The 4,000-Line “Proof” Problem

Human IMO solutions typically span 1-5 pages. Elegant proofs demonstrate deep understanding through concise reasoning. Seed-Prover’s proofs?

Problem 1: 4,000 lines
Problem 4: 4,000 lines
Problem 3: 2,000 lines
Problem 5: 700+ lines

These aren’t proofs in any meaningful sense—they’re exhaustive computational searches formatted as formal verification. It’s like claiming you’ve “solved” chess because you can evaluate every possible move with enough compute.

Visual Manipulation 101

The paper’s Figure 1 deserves its own analysis course in “How to Lie with Statistics”:

Y-axis starts at 30% instead of 0%, making improvements look 3× larger
No computational cost axis—comparing bicycles to jet planes
No error bars or confidence intervals
Cherry-picked metrics that favor their approach

It’s a masterclass in making marginal improvements look revolutionary.

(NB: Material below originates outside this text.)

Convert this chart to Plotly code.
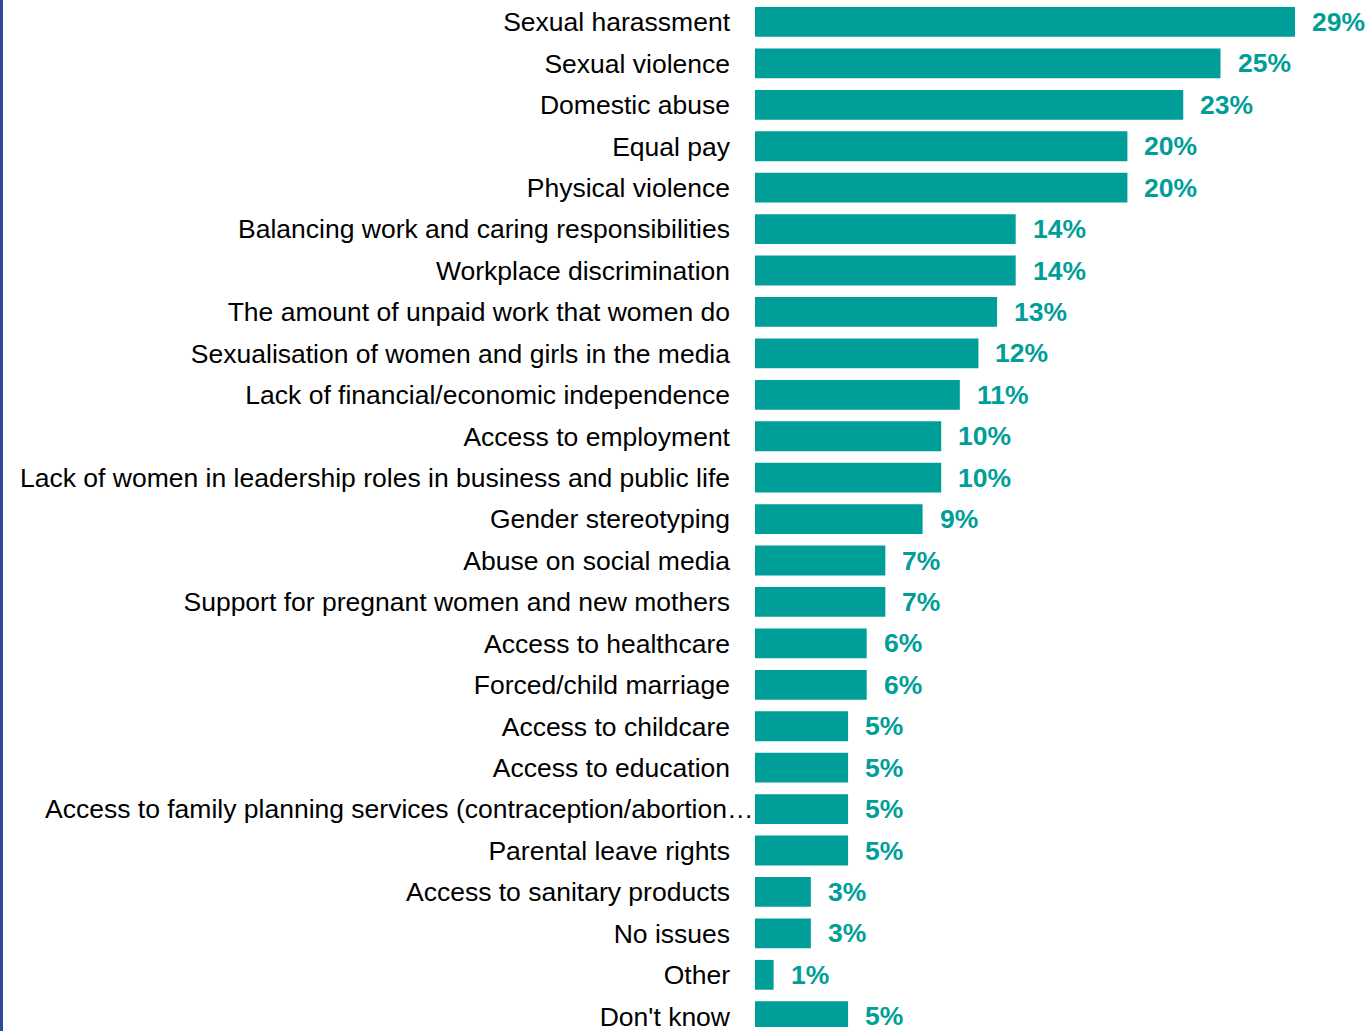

The Benchmark Bait-and-Switch

Perhaps most egregiously, the paper redefines established benchmarks to favor their system. For the IMO Shortlist geometry problems, they note: “many geometry problems are ignored and here we fill in those missing geometry problems.”

Translation: “The standard benchmark didn’t make us look good enough, so we changed it.”

They then compare their performance on this modified benchmark against systems evaluated on the original. It’s like adding easier questions to a test after seeing the hard ones, then claiming you scored higher than previous test-takers.

The Training Data Contamination Nobody Wants to Discuss

Seed-Prover was trained on “data statistics of geometry problems over more than the past 20 years.” The IMO problems, while new each year, follow patterns and often build on historical techniques. When your training set includes decades of similar problems, how much of your “reasoning” is just sophisticated pattern matching?

The paper provides no analysis of this potential contamination. No held-out sets. No discussion of how they ensure true generalization versus memorization.

What This Means for AI Research

This isn’t just about one paper or one system. It’s about the standards we accept in AI research. When we allow:

Post-competition results to be mixed with competition results
Computational costs to be hidden behind abstractions
Benchmarks to be redefined for convenience
Time limits to be violated by orders of magnitude

…we’re not advancing science. We’re creating a race to the bottom where the biggest computational budget and the cleverest marketing win.

The Real Performance

Strip away the manipulation and what do we get?

Actual IMO 2025 performance: 4/6 problems with massive time violations
Under real IMO constraints: Likely 0-1 problems solvable
Computational requirement: 10,000+ GPU-hours ($100,000+ in compute)
True innovation: Minimal—it’s brute force with good engineering

A Call for Standards

The AI community needs to demand better:

Fixed evaluation protocols: Same computational budget for all systems
Time limit enforcement: Respect competition constraints
Full computational disclosure: Report GPU-hours, not just accuracy
Clean test sets: Prove contamination hasn’t occurred
Honest reporting: Separate competition from post-competition results

Conclusion

Seed-Prover represents an impressive engineering effort. Combining reinforcement learning with formal verification and throwing massive compute at problems can indeed solve some IMO problems—given enough time and resources.

But it’s not a breakthrough in mathematical reasoning. It’s a breakthrough in computational brute force, wrapped in a paper that systematically misrepresents its achievements through every trick in the academic misconduct playbook.

The real tragedy? ByteDance clearly has talented researchers and significant resources. They could have made genuine contributions to automated reasoning. Instead, they chose to optimize for headlines over science.

As we enter an era where AI achievements are increasingly difficult to verify and computational resources can paper over fundamental limitations, we must be more vigilant than ever. Not every claimed breakthrough is what it seems. Sometimes, it’s just 10,000 GPUs in a trench coat, pretending to be a mathematician.

The author conducted this analysis using the INGA314, examining the paper for logical inconsistencies, temporal paradoxes, and methodological issues. All computational estimates are based on descriptions in the paper.